__TASK DESCRIPTION__: Using the records that follow, copy every line containing the word "code".

__ITEMS__:
____
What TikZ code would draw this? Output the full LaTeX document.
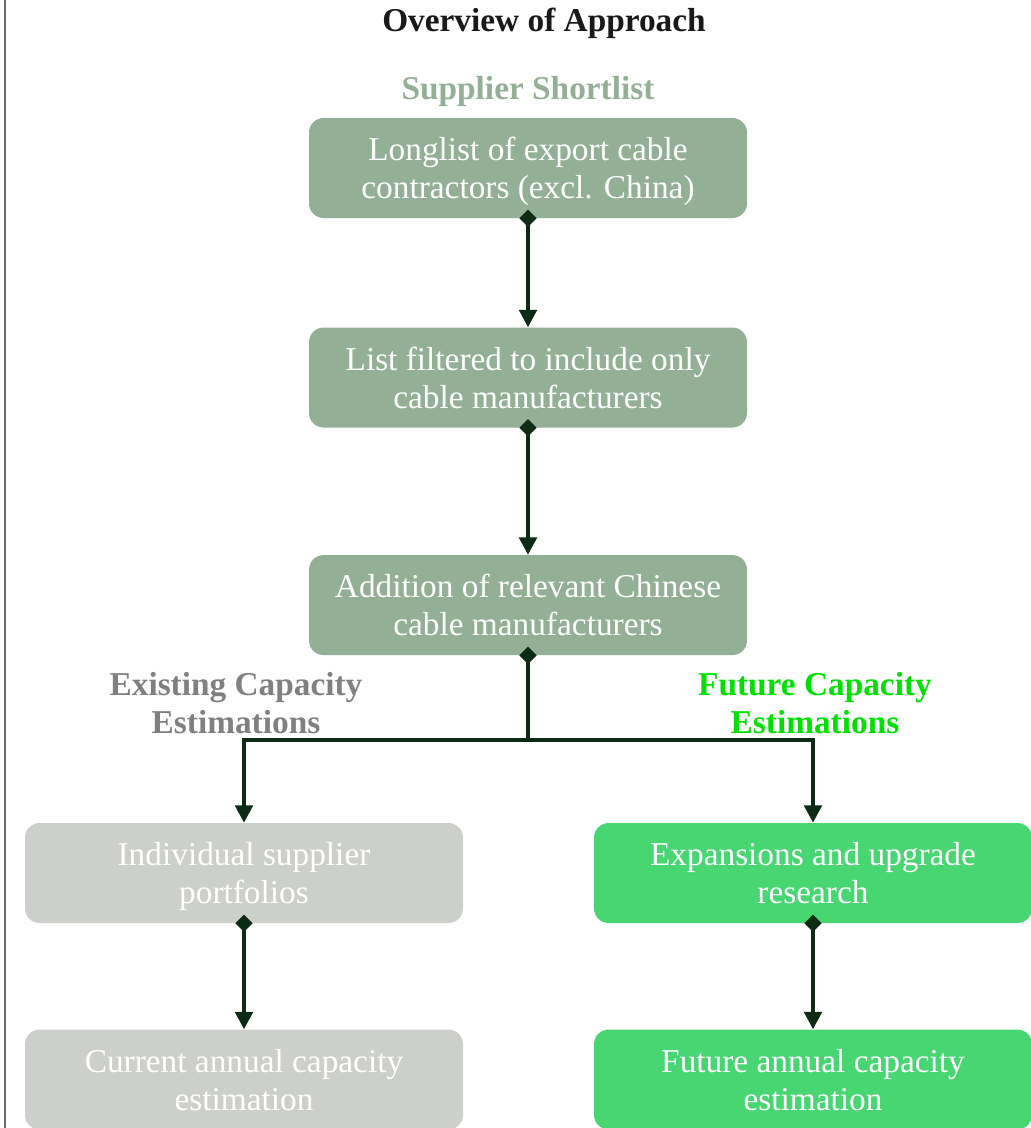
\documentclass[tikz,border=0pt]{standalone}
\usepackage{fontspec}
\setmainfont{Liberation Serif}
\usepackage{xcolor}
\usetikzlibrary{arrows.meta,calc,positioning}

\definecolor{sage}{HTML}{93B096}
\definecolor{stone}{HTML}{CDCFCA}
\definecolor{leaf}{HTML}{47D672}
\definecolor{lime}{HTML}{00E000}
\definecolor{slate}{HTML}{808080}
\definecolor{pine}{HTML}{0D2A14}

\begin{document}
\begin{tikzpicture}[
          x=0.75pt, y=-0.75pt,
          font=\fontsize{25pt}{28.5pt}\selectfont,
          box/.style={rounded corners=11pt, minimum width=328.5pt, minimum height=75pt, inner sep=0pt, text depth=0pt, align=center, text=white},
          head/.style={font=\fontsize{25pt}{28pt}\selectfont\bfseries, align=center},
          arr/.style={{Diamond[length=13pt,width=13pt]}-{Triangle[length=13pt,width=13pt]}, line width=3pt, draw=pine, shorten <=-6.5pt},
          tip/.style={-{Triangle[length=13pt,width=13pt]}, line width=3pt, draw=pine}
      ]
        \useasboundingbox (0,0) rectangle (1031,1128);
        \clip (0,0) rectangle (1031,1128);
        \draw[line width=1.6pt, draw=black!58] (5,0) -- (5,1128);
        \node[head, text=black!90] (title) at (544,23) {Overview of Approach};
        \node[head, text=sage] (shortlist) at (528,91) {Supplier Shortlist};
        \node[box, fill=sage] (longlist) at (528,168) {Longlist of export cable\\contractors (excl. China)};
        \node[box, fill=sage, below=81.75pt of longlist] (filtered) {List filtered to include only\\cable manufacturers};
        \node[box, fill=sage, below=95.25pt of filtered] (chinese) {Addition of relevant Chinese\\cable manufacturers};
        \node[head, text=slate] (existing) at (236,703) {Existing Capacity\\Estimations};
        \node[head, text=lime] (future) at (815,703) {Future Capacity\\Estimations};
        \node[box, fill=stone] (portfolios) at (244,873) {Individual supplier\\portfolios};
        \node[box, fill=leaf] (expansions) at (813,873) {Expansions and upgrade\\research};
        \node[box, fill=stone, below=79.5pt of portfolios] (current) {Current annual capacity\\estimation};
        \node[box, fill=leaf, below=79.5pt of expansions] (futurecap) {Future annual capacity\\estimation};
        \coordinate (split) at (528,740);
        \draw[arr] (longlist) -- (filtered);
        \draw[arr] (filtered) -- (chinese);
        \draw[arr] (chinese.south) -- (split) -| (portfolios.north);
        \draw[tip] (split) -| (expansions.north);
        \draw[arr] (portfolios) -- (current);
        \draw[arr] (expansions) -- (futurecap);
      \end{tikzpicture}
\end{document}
____
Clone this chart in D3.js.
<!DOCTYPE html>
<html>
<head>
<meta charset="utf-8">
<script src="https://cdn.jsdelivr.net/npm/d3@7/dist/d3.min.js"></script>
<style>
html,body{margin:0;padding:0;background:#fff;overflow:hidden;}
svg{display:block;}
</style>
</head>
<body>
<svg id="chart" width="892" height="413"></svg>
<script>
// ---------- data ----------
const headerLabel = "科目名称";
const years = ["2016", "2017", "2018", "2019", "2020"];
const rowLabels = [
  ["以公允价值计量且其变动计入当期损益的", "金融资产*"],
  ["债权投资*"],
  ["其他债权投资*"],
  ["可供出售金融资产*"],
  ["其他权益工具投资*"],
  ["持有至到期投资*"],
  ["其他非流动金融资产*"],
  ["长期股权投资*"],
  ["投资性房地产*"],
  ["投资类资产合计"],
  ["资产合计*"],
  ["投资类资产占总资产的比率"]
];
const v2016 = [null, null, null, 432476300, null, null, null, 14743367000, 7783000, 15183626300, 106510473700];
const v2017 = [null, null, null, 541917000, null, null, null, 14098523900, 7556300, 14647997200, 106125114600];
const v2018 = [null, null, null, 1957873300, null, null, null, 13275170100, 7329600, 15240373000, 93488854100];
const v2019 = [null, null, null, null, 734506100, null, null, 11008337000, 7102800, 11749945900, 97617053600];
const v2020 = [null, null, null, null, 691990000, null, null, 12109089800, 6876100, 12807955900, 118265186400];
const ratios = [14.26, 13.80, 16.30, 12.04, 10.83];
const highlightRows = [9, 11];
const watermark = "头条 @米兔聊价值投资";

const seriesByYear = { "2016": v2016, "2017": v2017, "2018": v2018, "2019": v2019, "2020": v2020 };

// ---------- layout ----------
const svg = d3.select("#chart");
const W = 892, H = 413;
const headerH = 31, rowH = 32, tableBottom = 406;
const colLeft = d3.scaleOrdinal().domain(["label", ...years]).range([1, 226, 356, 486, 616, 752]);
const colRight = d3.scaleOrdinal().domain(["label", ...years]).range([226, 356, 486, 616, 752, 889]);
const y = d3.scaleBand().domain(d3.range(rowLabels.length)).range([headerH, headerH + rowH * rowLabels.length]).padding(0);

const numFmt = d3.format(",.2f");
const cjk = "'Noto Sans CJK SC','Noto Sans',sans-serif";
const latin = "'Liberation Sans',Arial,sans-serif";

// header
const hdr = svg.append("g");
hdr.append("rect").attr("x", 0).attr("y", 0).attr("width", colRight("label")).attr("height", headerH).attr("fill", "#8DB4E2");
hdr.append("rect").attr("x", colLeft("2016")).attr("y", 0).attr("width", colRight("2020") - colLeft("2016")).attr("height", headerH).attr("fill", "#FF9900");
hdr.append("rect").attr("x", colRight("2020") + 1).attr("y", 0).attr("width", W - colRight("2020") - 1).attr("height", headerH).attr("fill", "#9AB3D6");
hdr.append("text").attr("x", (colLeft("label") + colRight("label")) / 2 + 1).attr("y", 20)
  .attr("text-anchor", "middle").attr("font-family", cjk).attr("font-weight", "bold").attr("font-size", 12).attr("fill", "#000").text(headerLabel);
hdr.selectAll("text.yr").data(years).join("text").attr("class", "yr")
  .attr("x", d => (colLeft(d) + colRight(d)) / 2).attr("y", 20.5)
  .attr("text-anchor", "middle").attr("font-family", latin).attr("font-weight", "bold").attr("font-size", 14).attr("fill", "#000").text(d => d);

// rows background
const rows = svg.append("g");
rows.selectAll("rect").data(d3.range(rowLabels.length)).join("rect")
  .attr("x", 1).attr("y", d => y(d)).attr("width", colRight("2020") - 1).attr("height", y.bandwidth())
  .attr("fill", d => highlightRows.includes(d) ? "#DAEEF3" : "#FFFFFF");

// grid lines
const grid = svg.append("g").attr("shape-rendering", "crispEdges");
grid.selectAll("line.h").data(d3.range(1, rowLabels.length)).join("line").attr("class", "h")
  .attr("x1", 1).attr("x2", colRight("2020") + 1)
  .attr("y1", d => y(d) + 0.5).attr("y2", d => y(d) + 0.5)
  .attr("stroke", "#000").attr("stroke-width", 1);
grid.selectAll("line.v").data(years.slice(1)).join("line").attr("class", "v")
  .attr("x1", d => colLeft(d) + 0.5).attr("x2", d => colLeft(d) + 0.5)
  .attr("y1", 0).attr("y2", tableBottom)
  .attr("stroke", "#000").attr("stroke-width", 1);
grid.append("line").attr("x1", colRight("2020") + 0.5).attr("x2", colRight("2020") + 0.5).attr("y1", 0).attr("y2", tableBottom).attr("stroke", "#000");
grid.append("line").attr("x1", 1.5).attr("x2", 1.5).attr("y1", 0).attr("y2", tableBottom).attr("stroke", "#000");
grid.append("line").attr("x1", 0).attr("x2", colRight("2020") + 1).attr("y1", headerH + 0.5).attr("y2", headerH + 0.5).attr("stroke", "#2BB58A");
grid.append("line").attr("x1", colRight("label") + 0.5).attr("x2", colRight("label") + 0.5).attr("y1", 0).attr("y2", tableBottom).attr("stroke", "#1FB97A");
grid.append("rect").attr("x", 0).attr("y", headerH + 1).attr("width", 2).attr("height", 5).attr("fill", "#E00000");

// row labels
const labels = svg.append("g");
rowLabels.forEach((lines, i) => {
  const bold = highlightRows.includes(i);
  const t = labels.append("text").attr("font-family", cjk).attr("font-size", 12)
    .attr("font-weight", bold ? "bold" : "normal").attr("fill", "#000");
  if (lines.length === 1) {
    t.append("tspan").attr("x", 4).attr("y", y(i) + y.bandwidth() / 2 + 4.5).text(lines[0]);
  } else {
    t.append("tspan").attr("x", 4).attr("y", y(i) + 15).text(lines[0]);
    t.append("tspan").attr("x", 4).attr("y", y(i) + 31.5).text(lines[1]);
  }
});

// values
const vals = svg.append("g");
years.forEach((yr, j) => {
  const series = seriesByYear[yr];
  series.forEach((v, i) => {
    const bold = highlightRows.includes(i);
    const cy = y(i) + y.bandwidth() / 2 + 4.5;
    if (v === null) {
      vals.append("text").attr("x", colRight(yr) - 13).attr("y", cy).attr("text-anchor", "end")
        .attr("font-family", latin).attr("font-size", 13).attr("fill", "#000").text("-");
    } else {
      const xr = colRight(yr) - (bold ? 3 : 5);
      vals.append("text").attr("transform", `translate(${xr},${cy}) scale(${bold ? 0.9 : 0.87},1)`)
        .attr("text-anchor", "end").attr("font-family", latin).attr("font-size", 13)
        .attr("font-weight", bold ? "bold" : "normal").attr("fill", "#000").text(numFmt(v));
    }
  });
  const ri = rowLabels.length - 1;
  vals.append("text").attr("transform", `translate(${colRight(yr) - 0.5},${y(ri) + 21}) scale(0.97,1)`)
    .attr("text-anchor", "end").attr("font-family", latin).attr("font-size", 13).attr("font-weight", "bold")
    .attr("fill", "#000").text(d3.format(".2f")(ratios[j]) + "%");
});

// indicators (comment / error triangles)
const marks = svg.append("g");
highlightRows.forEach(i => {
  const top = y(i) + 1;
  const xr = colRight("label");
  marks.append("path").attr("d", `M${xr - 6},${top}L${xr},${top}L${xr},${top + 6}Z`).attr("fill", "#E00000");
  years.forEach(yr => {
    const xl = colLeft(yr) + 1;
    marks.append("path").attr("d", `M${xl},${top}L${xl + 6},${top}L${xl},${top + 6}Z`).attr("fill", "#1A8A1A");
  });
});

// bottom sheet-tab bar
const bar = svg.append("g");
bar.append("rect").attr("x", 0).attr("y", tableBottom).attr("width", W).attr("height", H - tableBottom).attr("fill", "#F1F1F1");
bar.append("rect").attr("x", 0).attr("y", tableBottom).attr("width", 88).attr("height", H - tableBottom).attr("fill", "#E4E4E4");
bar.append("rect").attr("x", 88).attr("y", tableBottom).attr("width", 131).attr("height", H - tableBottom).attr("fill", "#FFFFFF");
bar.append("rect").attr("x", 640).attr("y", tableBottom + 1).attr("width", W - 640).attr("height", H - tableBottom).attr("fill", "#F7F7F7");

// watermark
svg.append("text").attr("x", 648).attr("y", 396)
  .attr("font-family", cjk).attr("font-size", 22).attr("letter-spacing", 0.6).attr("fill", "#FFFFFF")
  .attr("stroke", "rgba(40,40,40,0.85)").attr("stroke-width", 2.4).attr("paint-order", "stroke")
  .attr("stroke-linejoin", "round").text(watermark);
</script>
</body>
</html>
____
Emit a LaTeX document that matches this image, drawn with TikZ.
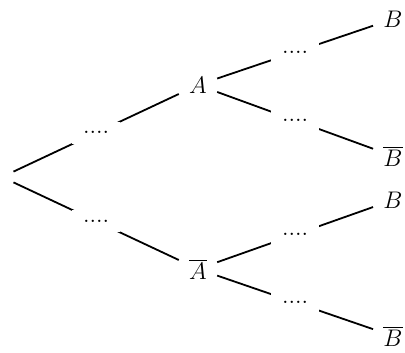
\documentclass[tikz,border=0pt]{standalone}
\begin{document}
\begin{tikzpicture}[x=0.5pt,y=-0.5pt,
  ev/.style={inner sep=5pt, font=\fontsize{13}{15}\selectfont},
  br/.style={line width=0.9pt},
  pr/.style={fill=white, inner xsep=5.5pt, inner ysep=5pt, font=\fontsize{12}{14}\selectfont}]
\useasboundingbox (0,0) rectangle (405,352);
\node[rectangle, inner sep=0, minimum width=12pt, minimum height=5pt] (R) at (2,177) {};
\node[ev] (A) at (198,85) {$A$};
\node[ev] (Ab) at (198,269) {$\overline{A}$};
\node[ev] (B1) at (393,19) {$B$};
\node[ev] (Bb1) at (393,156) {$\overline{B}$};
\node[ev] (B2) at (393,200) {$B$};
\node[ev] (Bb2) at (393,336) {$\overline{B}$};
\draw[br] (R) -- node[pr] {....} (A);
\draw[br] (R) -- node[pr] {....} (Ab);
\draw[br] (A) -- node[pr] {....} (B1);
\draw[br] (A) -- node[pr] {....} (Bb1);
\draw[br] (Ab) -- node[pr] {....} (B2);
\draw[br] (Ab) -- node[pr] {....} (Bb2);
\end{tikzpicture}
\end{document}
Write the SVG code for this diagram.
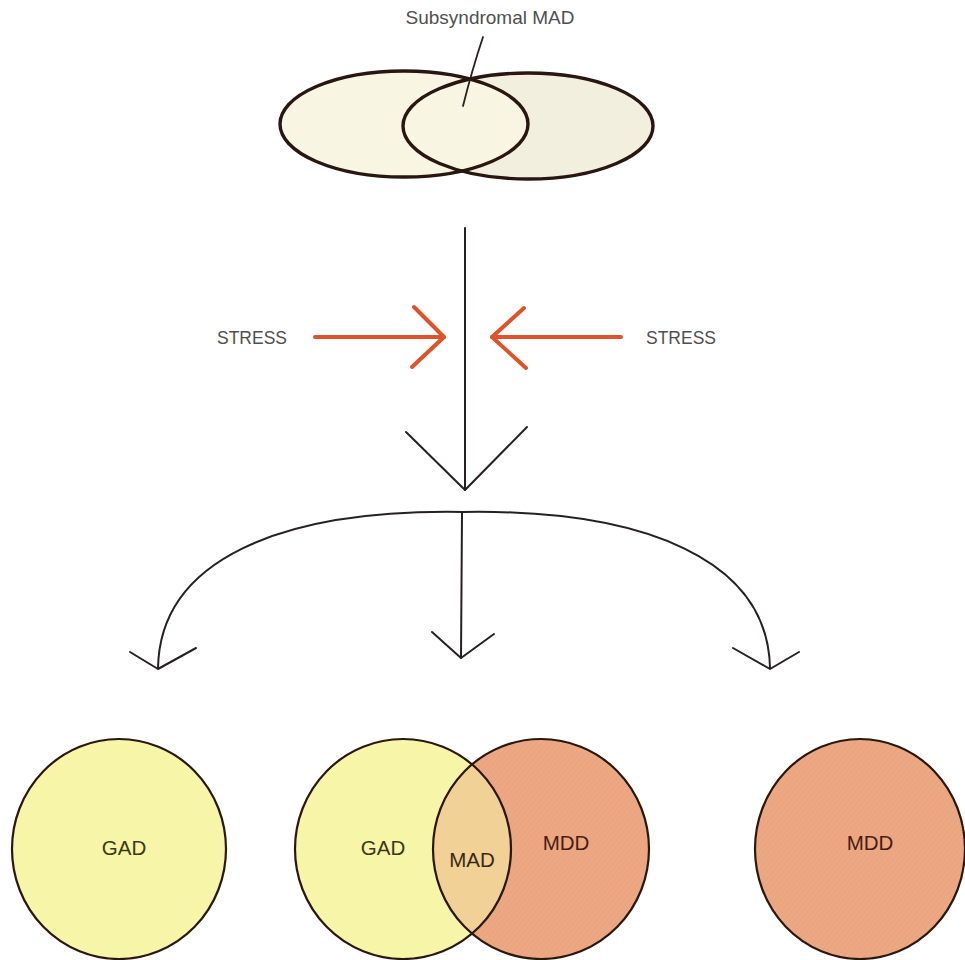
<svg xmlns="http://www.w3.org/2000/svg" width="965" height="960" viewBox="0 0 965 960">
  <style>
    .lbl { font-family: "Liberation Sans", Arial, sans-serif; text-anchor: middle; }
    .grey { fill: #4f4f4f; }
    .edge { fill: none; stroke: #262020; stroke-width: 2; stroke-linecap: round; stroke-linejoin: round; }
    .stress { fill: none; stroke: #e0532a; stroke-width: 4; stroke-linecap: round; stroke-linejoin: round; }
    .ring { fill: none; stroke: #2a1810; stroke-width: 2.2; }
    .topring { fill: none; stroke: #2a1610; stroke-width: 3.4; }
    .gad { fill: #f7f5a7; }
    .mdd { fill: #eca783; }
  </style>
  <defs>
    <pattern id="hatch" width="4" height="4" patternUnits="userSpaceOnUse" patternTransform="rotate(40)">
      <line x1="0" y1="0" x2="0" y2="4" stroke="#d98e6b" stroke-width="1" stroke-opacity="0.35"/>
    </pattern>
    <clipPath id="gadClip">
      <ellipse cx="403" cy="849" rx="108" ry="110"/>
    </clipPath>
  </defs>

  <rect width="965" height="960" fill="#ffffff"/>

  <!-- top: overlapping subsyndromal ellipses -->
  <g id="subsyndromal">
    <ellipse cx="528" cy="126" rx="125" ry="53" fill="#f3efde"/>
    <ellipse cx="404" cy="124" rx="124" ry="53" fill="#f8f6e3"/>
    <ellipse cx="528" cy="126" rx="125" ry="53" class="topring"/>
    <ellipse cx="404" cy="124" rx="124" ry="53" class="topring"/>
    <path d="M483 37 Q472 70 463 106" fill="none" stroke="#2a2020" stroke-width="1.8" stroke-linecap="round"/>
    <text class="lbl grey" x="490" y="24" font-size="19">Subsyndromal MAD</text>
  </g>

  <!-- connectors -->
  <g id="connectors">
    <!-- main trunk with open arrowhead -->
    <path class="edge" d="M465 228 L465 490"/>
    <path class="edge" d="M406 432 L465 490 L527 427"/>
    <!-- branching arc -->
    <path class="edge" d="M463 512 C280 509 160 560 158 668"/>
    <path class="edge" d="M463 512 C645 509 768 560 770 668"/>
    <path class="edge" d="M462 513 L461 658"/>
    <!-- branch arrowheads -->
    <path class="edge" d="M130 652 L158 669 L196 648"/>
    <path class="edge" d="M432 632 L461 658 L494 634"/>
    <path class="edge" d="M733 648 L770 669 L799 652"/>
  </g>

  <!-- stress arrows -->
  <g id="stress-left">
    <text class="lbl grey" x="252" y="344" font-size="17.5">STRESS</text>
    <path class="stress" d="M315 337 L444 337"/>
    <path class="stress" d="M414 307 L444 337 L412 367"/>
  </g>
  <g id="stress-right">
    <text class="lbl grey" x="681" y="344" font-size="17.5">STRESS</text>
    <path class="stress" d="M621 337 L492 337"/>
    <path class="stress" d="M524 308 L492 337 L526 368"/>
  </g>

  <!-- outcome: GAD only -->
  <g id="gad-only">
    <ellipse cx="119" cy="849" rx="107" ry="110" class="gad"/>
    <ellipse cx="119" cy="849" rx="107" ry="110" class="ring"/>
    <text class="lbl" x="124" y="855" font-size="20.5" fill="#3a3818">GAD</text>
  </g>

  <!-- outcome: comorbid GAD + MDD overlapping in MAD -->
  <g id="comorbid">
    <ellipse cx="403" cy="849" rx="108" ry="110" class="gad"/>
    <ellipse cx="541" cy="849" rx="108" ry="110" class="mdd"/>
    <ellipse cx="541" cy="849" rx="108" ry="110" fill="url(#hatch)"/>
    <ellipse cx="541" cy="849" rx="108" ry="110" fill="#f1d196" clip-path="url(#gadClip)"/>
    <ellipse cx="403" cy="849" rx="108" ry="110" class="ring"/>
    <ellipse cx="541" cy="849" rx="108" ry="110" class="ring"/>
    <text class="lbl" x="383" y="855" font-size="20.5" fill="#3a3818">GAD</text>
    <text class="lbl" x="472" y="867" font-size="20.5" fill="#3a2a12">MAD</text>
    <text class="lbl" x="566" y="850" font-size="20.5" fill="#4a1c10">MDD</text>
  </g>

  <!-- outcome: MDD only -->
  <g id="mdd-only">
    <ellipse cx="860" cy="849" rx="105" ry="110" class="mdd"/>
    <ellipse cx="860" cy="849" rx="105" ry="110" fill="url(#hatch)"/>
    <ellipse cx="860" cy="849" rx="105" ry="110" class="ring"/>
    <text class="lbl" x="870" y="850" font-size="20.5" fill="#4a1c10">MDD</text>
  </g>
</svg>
____
__TASK RESPONSE__:
What TikZ code would draw this? Output the full LaTeX document.
Write the SVG code for this diagram.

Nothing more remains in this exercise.